A pernicious agricultural pest owes some of its success to a gene pilfered from its plant host millions of years ago. The finding, reported recently in the journal Cell, is the first known example of a natural gene transfer from a plant to an insect, writes Heidi Ledford in an article for Nature.
It also explains one reason why the sweet potato whitefly Bemisia tabaci is so adept at munching on crops: the gene that it swiped from plants long ago enables it to neutralize a toxin that some plants produce to defend against insects.
Early work suggests that inhibiting this gene can render the whiteflies vulnerable to the toxin, providing a potential route to combating the pest. “This exposes a mechanism through which we can tip the scales back in the plant’s favour,” says Andrew Gloss, who studies plant–pest interactions at the University of Chicago in Illinois. “It’s a remarkable example of how studying evolution can inform new approaches for applications like crop protection.”

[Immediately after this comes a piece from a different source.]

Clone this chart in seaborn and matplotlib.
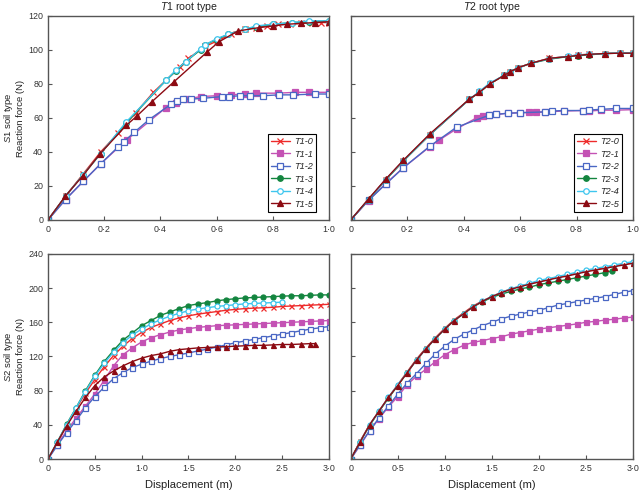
import numpy as np
import pandas as pd
import seaborn as sns
import matplotlib.pyplot as plt
from matplotlib.ticker import FuncFormatter

# ---- S1 soil, T1 root type ----
s1t1_x0 = [0, 0.0625, 0.125, 0.1875, 0.25, 0.3125, 0.375, 0.47, 0.5, 0.56, 0.6, 0.65, 0.7, 0.74, 0.78, 0.82, 0.86, 0.9, 0.94, 0.97, 1.0]
s1t1_y0 = [0, 14, 27, 40, 51, 63, 75, 90, 95, 102, 105, 109, 112, 113, 114, 115, 115, 115.5, 116, 116, 116]
s1t1_x1 = [0, 0.0625, 0.125, 0.1875, 0.28, 0.42, 0.455, 0.49, 0.545, 0.6, 0.65, 0.7, 0.74, 0.82, 0.88, 0.93, 1.0]
s1t1_y1 = [0, 12, 22.6, 33, 47, 66, 69, 71, 72.5, 73, 73.5, 74, 74.5, 74.5, 75, 75, 75]
s1t1_x2 = [0, 0.0625, 0.125, 0.1875, 0.25, 0.27, 0.307, 0.36, 0.438, 0.46, 0.48, 0.51, 0.553, 0.62, 0.645, 0.685, 0.72, 0.765, 0.823, 0.873, 0.95, 1.0]
s1t1_y2 = [0, 12, 22.6, 33, 43, 46, 51.5, 59, 68, 70, 71, 71, 71.5, 72.5, 72.5, 73, 73, 73, 73.5, 73.5, 74, 74]
s1t1_x3 = [0, 0.0625, 0.125, 0.1875, 0.278, 0.42, 0.455, 0.49, 0.543, 0.56, 0.6, 0.64, 0.7, 0.74, 0.8, 0.87, 0.93, 1.0]
s1t1_y3 = [0, 14, 26.5, 39, 57, 82, 87.5, 93, 100, 103, 106, 109, 112, 113.5, 115, 116, 116.5, 117]
s1t1_y4 = [0, 14, 26.5, 39, 57.5, 82, 88, 93, 100.5, 103, 106.5, 109, 112, 114, 115, 116, 117, 117]
s1t1_x5 = [0, 0.062, 0.124, 0.186, 0.278, 0.316, 0.37, 0.447, 0.565, 0.607, 0.675, 0.75, 0.8, 0.85, 0.9, 0.95, 1.0]
s1t1_y5 = [0, 14, 26, 39, 55.5, 61, 69.5, 81, 98.5, 104.5, 111, 113, 114, 115, 115.5, 116, 116.5]

# ---- S1 soil, T2 root type ----
s1t2_xa = [0, 0.063, 0.124, 0.186, 0.28, 0.42, 0.456, 0.493, 0.544, 0.564, 0.594, 0.637, 0.704, 0.77, 0.805, 0.843, 0.9, 0.953, 1.0]
s1t2_y0 = [0, 12, 23.7, 34.7, 50, 70.8, 75, 80, 85, 87, 89.4, 92, 95, 96, 97, 97.3, 97.8, 98, 98]
s1t2_y3 = [0, 12, 23.5, 34.5, 50, 70.8, 75, 80, 85, 87, 89.4, 92, 94.5, 96, 96.5, 97, 97.8, 98, 98]
s1t2_y4 = [0, 12, 23.7, 34.7, 50, 70.8, 75.5, 80.5, 85, 87, 89.4, 92, 94.8, 96.2, 97, 97.3, 97.8, 98.2, 98]
s1t2_y5 = [0, 12.3, 24, 35, 50.5, 71, 75, 80, 85, 87, 89.5, 92, 95, 96, 96.7, 97.3, 97.8, 98, 98]
s1t2_x1 = [0, 0.063, 0.124, 0.186, 0.28, 0.314, 0.375, 0.446, 0.468, 0.49, 0.515, 0.556, 0.6, 0.633, 0.657, 0.69, 0.755, 0.822, 0.846, 0.887, 0.94, 1.0]
s1t2_y1 = [0, 11.4, 21.4, 30.6, 43, 47, 53.5, 60, 61, 61.5, 62, 62.7, 63, 63.2, 63.3, 63.5, 64, 64.3, 64, 64.5, 64.5, 64.8]
s1t2_x2 = [0, 0.063, 0.124, 0.186, 0.28, 0.375, 0.49, 0.515, 0.556, 0.6, 0.69, 0.712, 0.755, 0.822, 0.846, 0.887, 0.94, 1.0]
s1t2_y2 = [0, 11.5, 21, 30.6, 43.3, 54.5, 61.5, 62, 62.7, 63, 63.5, 64, 64.3, 64.3, 64.6, 65, 65.5, 65.5]

# ---- S2 soil (displacement 0 - 3 m) ----
xb = [0, 0.1, 0.2, 0.3, 0.4, 0.5, 0.6, 0.7, 0.8, 0.9, 1.0, 1.1, 1.2, 1.3, 1.4, 1.5,
      1.6, 1.7, 1.8, 1.9, 2.0, 2.1, 2.2, 2.3, 2.4, 2.5, 2.6, 2.7, 2.8, 2.9, 3.0]
xb_25 = xb[:26]
xb_285 = [0, 0.1, 0.2, 0.3, 0.4, 0.5, 0.6, 0.7, 0.8, 0.9, 1.0, 1.1, 1.2, 1.3, 1.4, 1.5,
          1.6, 1.7, 1.8, 1.9, 2.0, 2.1, 2.2, 2.3, 2.4, 2.5, 2.6, 2.7, 2.8, 2.85]
xb_278 = [0, 0.1, 0.2, 0.3, 0.4, 0.5, 0.6, 0.7, 0.8, 0.9, 1.0, 1.1, 1.2, 1.3, 1.4, 1.5,
          1.6, 1.7, 1.8, 1.9, 2.0, 2.1, 2.2, 2.3, 2.4, 2.5, 2.6, 2.7, 2.78]

s2t1_y0 = [0, 19, 39, 59, 77, 93, 108, 121, 132, 141, 148, 154, 158, 162, 165, 167.5, 169.5, 171, 172.5, 174, 175, 176, 176.5, 177, 177.5, 178.5, 179, 179.5, 180, 180.5, 181]
s2t1_y1 = [0, 17, 33, 48, 62, 76, 92, 109, 122, 130, 137, 142, 145.5, 148.5, 151, 152.5, 154, 155, 156, 156.5, 157, 157.5, 158, 158.5, 159, 159.5, 160, 160.5, 161, 161.5, 162]
s2t1_y2 = [0, 16, 31, 45, 60, 73, 84, 94, 101, 107, 111, 114.5, 117.5, 120, 122, 124, 126.5, 128.5, 131, 133.5, 136, 138, 140, 142, 144, 146, 148, 150, 152, 153.5, 155]
s2t1_y3 = [0, 20, 41, 60, 80, 98, 114, 127, 139, 147.5, 156, 162, 168, 172, 176, 179.5, 181.5, 183, 185, 186.5, 187.5, 188.5, 189, 189.5, 190, 190.5, 191, 191, 191.5, 192, 192]
s2t1_y4 = [0, 20, 40, 60, 79, 97, 112, 125, 136, 145, 152, 158, 163, 167, 170.5, 173.5, 175.5, 177, 178.5, 179.5, 180.5, 181.5, 182, 182.5, 183, 183.5]
s2t1_y5 = [0, 20, 39, 56, 72, 86, 96, 103, 109, 114, 118, 121, 123, 126, 128, 129, 130, 130.5, 131, 131.5, 132, 132.5, 133, 133, 133.5, 134, 134, 134.5, 135, 135]

s2t2_y0 = [0, 21, 40, 56, 72, 87, 102, 117, 130, 142, 153, 163, 171, 179, 185, 190, 195, 199, 202, 205, 208, 210, 213, 215, 217.5, 220, 222, 224, 226, 228, 230]
s2t2_y1 = [0, 16, 33, 47, 61, 73, 87, 97, 105, 114, 122, 128, 133, 136.5, 138.5, 141, 143, 146, 148, 150, 152, 153.5, 155, 156.5, 158, 160, 161, 162.5, 163.5, 165, 166]
s2t2_y2 = [0, 17, 33, 48, 62, 76, 89, 100, 112, 123, 132, 140, 146, 151, 156, 160, 164, 167, 169.5, 172, 174, 177, 180, 182, 184, 186, 188, 190, 192.5, 195, 197]
s2t2_y3 = [0, 20, 39, 55.5, 71, 86, 101, 116, 129, 141, 152, 162, 170, 178, 184, 189, 193, 196, 199, 201, 204, 206, 208, 210, 212, 214, 216, 218, 220]
s2t2_y4 = [0, 20, 40, 56, 72, 87, 101, 116, 129, 141, 152, 162, 170, 178, 185, 190, 195, 199, 202.5, 205.5, 209, 211, 213.5, 216, 218.5, 221, 223, 225, 227, 229, 231]
s2t2_y5 = [0, 20, 40, 56, 72, 86, 101, 116, 129, 141, 152, 162, 170, 178, 184.5, 190, 194.5, 198.5, 201.5, 204.5, 207, 209.5, 212, 214, 216.5, 219, 221, 223, 225, 227, 229]

# style of the six series: colour, marker, face colour
colors = ['#ee2b2b', '#c452b4', '#4a67c4', '#13853f', '#3ec6ee', '#8c0a12']
markers = ['x', 's', 's', 'o', 'o', '^']
faces = ['#ee2b2b', '#c452b4', 'white', '#13853f', 'white', '#8c0a12']

panels = [
    ('T1', 'S1', [(s1t1_x0, s1t1_y0), (s1t1_x1, s1t1_y1), (s1t1_x2, s1t1_y2),
                  (s1t1_x3, s1t1_y3), (s1t1_x3, s1t1_y4), (s1t1_x5, s1t1_y5)]),
    ('T2', 'S1', [(s1t2_xa, s1t2_y0), (s1t2_x1, s1t2_y1), (s1t2_x2, s1t2_y2),
                  (s1t2_xa, s1t2_y3), (s1t2_xa, s1t2_y4), (s1t2_xa, s1t2_y5)]),
    ('T1', 'S2', [(xb, s2t1_y0), (xb, s2t1_y1), (xb, s2t1_y2),
                  (xb, s2t1_y3), (xb_25, s2t1_y4), (xb_285, s2t1_y5)]),
    ('T2', 'S2', [(xb, s2t2_y0), (xb, s2t2_y1), (xb, s2t2_y2),
                  (xb_278, s2t2_y3), (xb, s2t2_y4), (xb, s2t2_y5)]),
]

sns.set_theme(style='ticks')
plt.rcParams['font.family'] = ['Liberation Sans', 'DejaVu Sans']
plt.rcParams['mathtext.fontset'] = 'custom'
plt.rcParams['mathtext.rm'] = 'Liberation Sans'
plt.rcParams['mathtext.it'] = 'Liberation Sans:italic'

fig = plt.figure(figsize=(6.4, 4.92), dpi=100)
pos = [[0.075, 0.553, 0.439, 0.415], [0.548, 0.553, 0.441, 0.415],
       [0.075, 0.067, 0.439, 0.417], [0.548, 0.067, 0.441, 0.417]]
leg_x = [0.955, 0.962]

dot_fmt = FuncFormatter(lambda v, p: '0' if abs(v) < 1e-9 else ('%.1f' % v).replace('.', '\u00b7'))

for i, (root, soil, series) in enumerate(panels):
    ax = fig.add_axes(pos[i])
    for k, (xs, ys) in enumerate(series):
        ms = 4 if soil == 'S1' else 3.6
        sns.lineplot(x=xs, y=ys, ax=ax, color=colors[k], marker=markers[k], markersize=ms,
                     mfc=faces[k], mec=colors[k], mew=0.9, lw=1.0, sort=False,
                     label=f'{root}-{k}')
    if soil == 'S1':
        ax.set_xlim(0, 1.0)
        ax.set_ylim(0, 120)
        ax.set_xticks([0, 0.2, 0.4, 0.6, 0.8, 1.0])
        ax.set_yticks([0, 20, 40, 60, 80, 100, 120])
        ax.set_title(r'$\mathit{' + root + '}$ root type', fontsize=7.6, pad=4, color='#222222')
        ax.legend(loc='lower right', bbox_to_anchor=(leg_x[i], 0.04), frameon=True, fancybox=False,
                  edgecolor='black', framealpha=1, prop={'style': 'italic', 'size': 6.6},
                  handlelength=2.0, labelspacing=0.38, borderpad=0.35, handletextpad=0.5,
                  borderaxespad=0)
        ax.legend_.get_frame().set_linewidth(0.8)
    else:
        ax.set_xlim(0, 3.0)
        ax.set_ylim(0, 240)
        ax.set_xticks([0, 0.5, 1.0, 1.5, 2.0, 2.5, 3.0])
        ax.set_yticks([0, 40, 80, 120, 160, 200, 240])
        ax.set_xlabel('Displacement (m)', fontsize=8, color='#222222', labelpad=5)
        ax.legend_.remove()
    ax.xaxis.set_major_formatter(dot_fmt)
    ax.set_ylabel('')
    if i % 2 == 1:
        ax.set_yticklabels([])
    ax.tick_params(direction='in', length=3, width=0.8, labelsize=6.4, colors='#555555',
                   labelcolor='#333333', top=False, right=False, pad=3.5)
    for sp in ax.spines.values():
        sp.set_visible(True)
        sp.set_color('#555555')
        sp.set_linewidth(1.0)

# row labels on the left
for soil, yc in [('S1', 0.760), ('S2', 0.2754)]:
    fig.text(9 / 640, yc, r'$\mathit{' + soil + '}$ soil type', rotation=90, ha='center', va='center',
             fontsize=6.8, color='#222222')
    fig.text(21 / 640, yc, 'Reaction force (N)', rotation=90, ha='center', va='center',
             fontsize=6.8, color='#222222')

fig.savefig('out.png', dpi=100, facecolor='white')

The diminutive whitefly — which is more closely related to aphids than to flies — wreaks agricultural havoc around the world. Bemisia tabaci is among the most destructive plant pests: whiteflies sup sugary sap from hundreds of types of plant, all the while excreting a sticky, sweet substance called honeydew that serves as a breeding ground for mould. Whiteflies are also vectors for more than 100 pathogenic plant viruses.
As researchers sequence more genomes, it’s possible that they’ll uncover more examples of gene transfer between plants and animals, says Gloss. “Insects taking the genes from the plants themselves is just that last bit of the arsenal that we hadn’t found yet,” he says.